▶ Short problem: Leave out any pictures and transcribe all other data below exactly.

▶ Data segment:
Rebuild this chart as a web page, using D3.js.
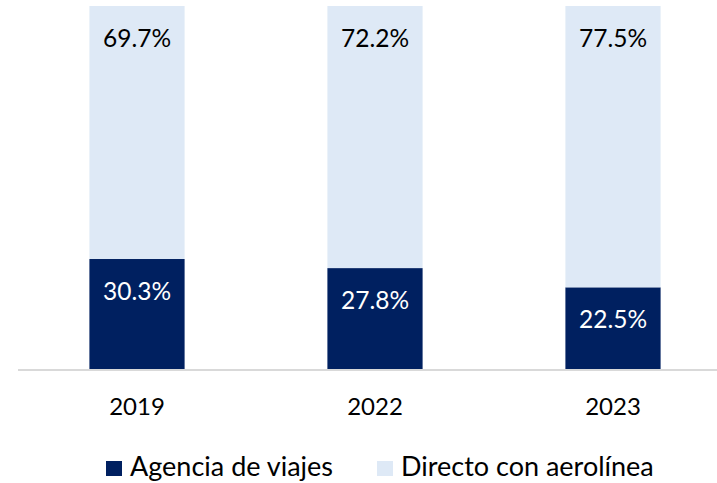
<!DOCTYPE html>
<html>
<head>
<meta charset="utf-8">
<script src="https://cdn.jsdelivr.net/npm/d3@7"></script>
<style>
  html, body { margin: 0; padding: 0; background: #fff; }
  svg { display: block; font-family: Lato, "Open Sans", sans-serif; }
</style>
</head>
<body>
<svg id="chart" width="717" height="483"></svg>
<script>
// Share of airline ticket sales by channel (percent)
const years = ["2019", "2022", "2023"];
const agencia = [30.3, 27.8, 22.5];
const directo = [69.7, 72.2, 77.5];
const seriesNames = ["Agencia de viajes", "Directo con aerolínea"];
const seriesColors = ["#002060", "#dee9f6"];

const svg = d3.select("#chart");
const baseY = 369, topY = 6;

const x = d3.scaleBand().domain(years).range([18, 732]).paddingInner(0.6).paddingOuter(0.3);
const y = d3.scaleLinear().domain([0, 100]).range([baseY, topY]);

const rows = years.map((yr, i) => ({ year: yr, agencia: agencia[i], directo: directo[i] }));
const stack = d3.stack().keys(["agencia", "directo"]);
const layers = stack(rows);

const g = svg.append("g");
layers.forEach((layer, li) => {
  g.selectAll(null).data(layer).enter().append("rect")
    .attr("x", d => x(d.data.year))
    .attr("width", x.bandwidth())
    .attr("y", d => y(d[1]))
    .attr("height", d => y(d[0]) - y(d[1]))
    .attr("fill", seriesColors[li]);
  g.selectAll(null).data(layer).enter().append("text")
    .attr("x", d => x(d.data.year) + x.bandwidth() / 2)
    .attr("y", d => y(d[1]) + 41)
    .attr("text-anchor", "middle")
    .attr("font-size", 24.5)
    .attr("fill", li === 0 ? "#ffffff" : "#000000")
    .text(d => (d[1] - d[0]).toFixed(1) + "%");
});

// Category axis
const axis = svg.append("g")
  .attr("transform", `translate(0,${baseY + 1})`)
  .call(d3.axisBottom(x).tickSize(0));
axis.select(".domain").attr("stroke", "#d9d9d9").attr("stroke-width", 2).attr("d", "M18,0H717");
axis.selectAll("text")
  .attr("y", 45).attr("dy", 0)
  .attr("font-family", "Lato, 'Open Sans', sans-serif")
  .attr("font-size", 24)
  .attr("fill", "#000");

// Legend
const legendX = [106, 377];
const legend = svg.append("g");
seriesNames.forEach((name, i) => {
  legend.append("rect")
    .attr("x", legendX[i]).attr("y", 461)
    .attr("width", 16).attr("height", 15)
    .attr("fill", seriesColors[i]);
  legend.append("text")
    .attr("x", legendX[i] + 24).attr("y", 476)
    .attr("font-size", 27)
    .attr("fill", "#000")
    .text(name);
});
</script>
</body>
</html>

▶ Solution to this exercise:
Rebuild this chart as a web page, using D3.js.
<!DOCTYPE html>
<html>
<head>
<meta charset="utf-8">
<script src="https://cdn.jsdelivr.net/npm/d3@7"></script>
<style>
  html, body { margin: 0; padding: 0; background: #fff; }
  svg { display: block; font-family: Lato, "Open Sans", sans-serif; }
</style>
</head>
<body>
<svg id="chart" width="717" height="483"></svg>
<script>
// Share of airline ticket sales by channel (percent)
const years = ["2019", "2022", "2023"];
const agencia = [30.3, 27.8, 22.5];
const directo = [69.7, 72.2, 77.5];
const seriesNames = ["Agencia de viajes", "Directo con aerolínea"];
const seriesColors = ["#002060", "#dee9f6"];

const svg = d3.select("#chart");
const baseY = 369, topY = 6;

const x = d3.scaleBand().domain(years).range([18, 732]).paddingInner(0.6).paddingOuter(0.3);
const y = d3.scaleLinear().domain([0, 100]).range([baseY, topY]);

const rows = years.map((yr, i) => ({ year: yr, agencia: agencia[i], directo: directo[i] }));
const stack = d3.stack().keys(["agencia", "directo"]);
const layers = stack(rows);

const g = svg.append("g");
layers.forEach((layer, li) => {
  g.selectAll(null).data(layer).enter().append("rect")
    .attr("x", d => x(d.data.year))
    .attr("width", x.bandwidth())
    .attr("y", d => y(d[1]))
    .attr("height", d => y(d[0]) - y(d[1]))
    .attr("fill", seriesColors[li]);
  g.selectAll(null).data(layer).enter().append("text")
    .attr("x", d => x(d.data.year) + x.bandwidth() / 2)
    .attr("y", d => y(d[1]) + 41)
    .attr("text-anchor", "middle")
    .attr("font-size", 24.5)
    .attr("fill", li === 0 ? "#ffffff" : "#000000")
    .text(d => (d[1] - d[0]).toFixed(1) + "%");
});

// Category axis
const axis = svg.append("g")
  .attr("transform", `translate(0,${baseY + 1})`)
  .call(d3.axisBottom(x).tickSize(0));
axis.select(".domain").attr("stroke", "#d9d9d9").attr("stroke-width", 2).attr("d", "M18,0H717");
axis.selectAll("text")
  .attr("y", 45).attr("dy", 0)
  .attr("font-family", "Lato, 'Open Sans', sans-serif")
  .attr("font-size", 24)
  .attr("fill", "#000");

// Legend
const legendX = [106, 377];
const legend = svg.append("g");
seriesNames.forEach((name, i) => {
  legend.append("rect")
    .attr("x", legendX[i]).attr("y", 461)
    .attr("width", 16).attr("height", 15)
    .attr("fill", seriesColors[i]);
  legend.append("text")
    .attr("x", legendX[i] + 24).attr("y", 476)
    .attr("font-size", 27)
    .attr("fill", "#000")
    .text(name);
});
</script>
</body>
</html>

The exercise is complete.